Aaron Rodgers says, loudly, what we’ve known all along: He owns the Bears
It’s impossible to argue with him on this point. The Packers’ win gave Rodgers a 21-5 career record against the Bears in the regular season.
When Aaron Rodgers scored on a six-yard run in the fourth quarter Sunday, the force of the play took him close to Bears fans at Soldier Field. This was both very convenient for him and very, very unfortunate for the paying customers. His message?
“All my [expletive] life!’’ he screamed. “I own you! I still own you! I still own you!’’
It’s impossible to argue with him on this point. The Packers’ 24-14 victory gave Rodgers a 21-5 career record against the Bears in the regular season. He owns them. He owns their coaches. He owns their players. He owns their fans. The Cook County Clerk’s Office was closed Sunday, but I believe he holds the lien on all their souls.
And, after running for that touchdown, he definitely owned this one lady.
“I looked up in the stands and in the front row all I saw was a woman giving me the double bird,’’ he said. “So I’m not sure exactly what came out of my mouth next.’’
Just the truth.
I wish I had different information to pass along, but facts are facts. The Bears simply have no idea how to beat Rodgers or the Packers. They don’t know how to beat Green Bay at home, which is supposed to be a competitive advantage but isn’t. Twenty-four of the last 29 meetings at the Bears’ place have gone in the Packers’ favor. Trust me, it wouldn’t matter where they play, Soldier Field in Chicago or George S. Halas Stadium Brought to You by RC Cola in Arlington Heights. Whatever the words say on the Bears’ building, the meaning will always be, “Welcome to Wisconsin.’’ Or, more appropriately, “I own you, Love, Aaron.’’
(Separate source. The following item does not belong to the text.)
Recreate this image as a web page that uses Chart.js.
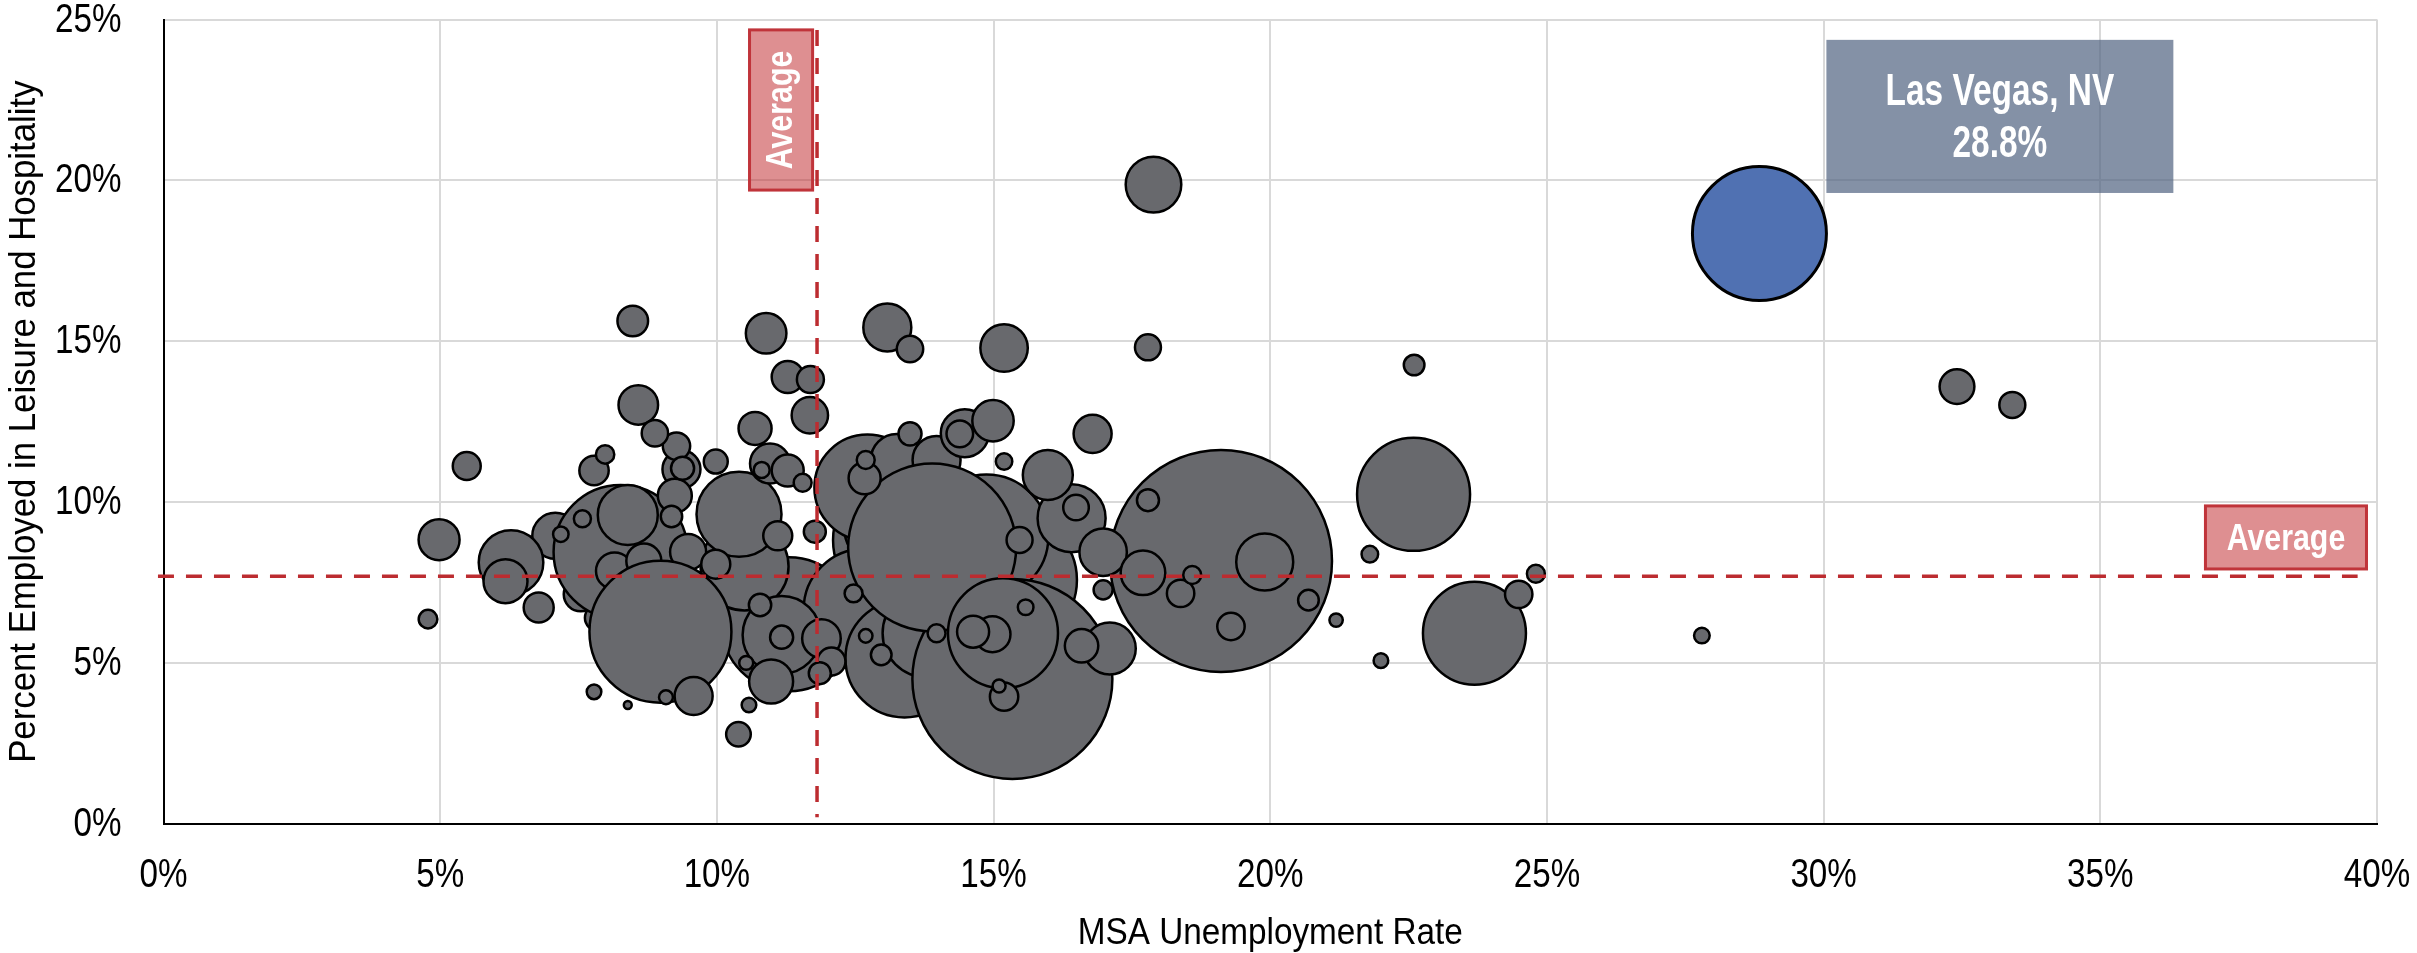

Rodgers didn’t even have to be spectacular Sunday. He just had to show up. He was 17 of 23 for 195 yards and two touchdowns. His fourth-quarter run wasn’t the dagger. The Bears supplied their own.
They had a chance, an alleged one, but a chance nonetheless late in the game. Down 24-14 with about three minutes left and needing a touchdown and a field goal to tie it, Bears rookie Justin Fields allowed himself to get sacked for an 11-yard loss on a third-and-15. What had been field-goal territory at the Green Bay 37 was now desperation territory at the Green Bay 48. An incomplete fourth-down pass followed. Ballgame, for all intents and purposes.
A quarterback can’t allow that to happen. Fields needed to get rid of the ball and allow the offense to live for another play.
“It’s about finishing,’’ coach Matt Nagy said. “It’s about those moments.’’
“I think I should have played better,’’ Fields said. “. . . I’ve got to be better for my teammates.’’
Like Rodgers’ words, it was another statement that couldn’t be debated.
The only thing different about this Bears-Packers game was the head-scratching nature of it. Fields and the offense started off well, scoring on their first possession. Eight plays, 80 yards. A big-boy drive. And then, for two quarters, nothing. It was as if their flight over the ocean had dropped off the radar.
Then a blip — they’re alive! — and another 80-yard touchdown drive in the fourth quarter to cut the Packers’ lead to 17-14. Fields was 5-for-5 for 64 yards and had a 14-yard scramble on that drive. You could almost feel sportswriters cracking their knuckles and beginning to type, “Justin Fields grew up in front of our eyes Sunday.’’
Then . . . a lot of nothing again.
What was all the inconsistency about? Bad pass blocking. Dumb penalties. Poor officiating. A rookie quarterback looking like a rookie quarterback. Questionable play-calling. The whole ball of wax that is the 2021 Bears’ offense so far.
Sometimes Fields looks really good. Sometimes he looks unremarkable. The knee-jerk reaction in town has been to protect the kid at every turn, but he had a hand in his uneven play Sunday.
There was some good news emanating from Soldier Field, though. Rookie running back Khalil Herbert, fourth on the depth chart to start the season, was excellent again, rushing 19 times for 97 yards and his first NFL touchdown. Great. Wonderful. But Fields and offensive coordinator Bill Lazor should have been able to take advantage of the running threat. That good a ground game should set up the passing game. It didn’t Sunday.
Afterward, Nagy talked about the importance of being resilient after a loss, clearly hoping to send a message to his team that, with the Buccaneers next on the schedule, this wasn’t the time to crawl into a hole. But Sunday’s game wasn’t about his team. It was about the Packers and Rodgers, who have won five straight after a loss in the season opener. It was about one team owning the other for years.
After time expired Sunday, the veteran quarterback took the time to speak, nicely, to the rookie quarterback.
“He just said, ‘Enjoy this rivalry,’ ” Fields said.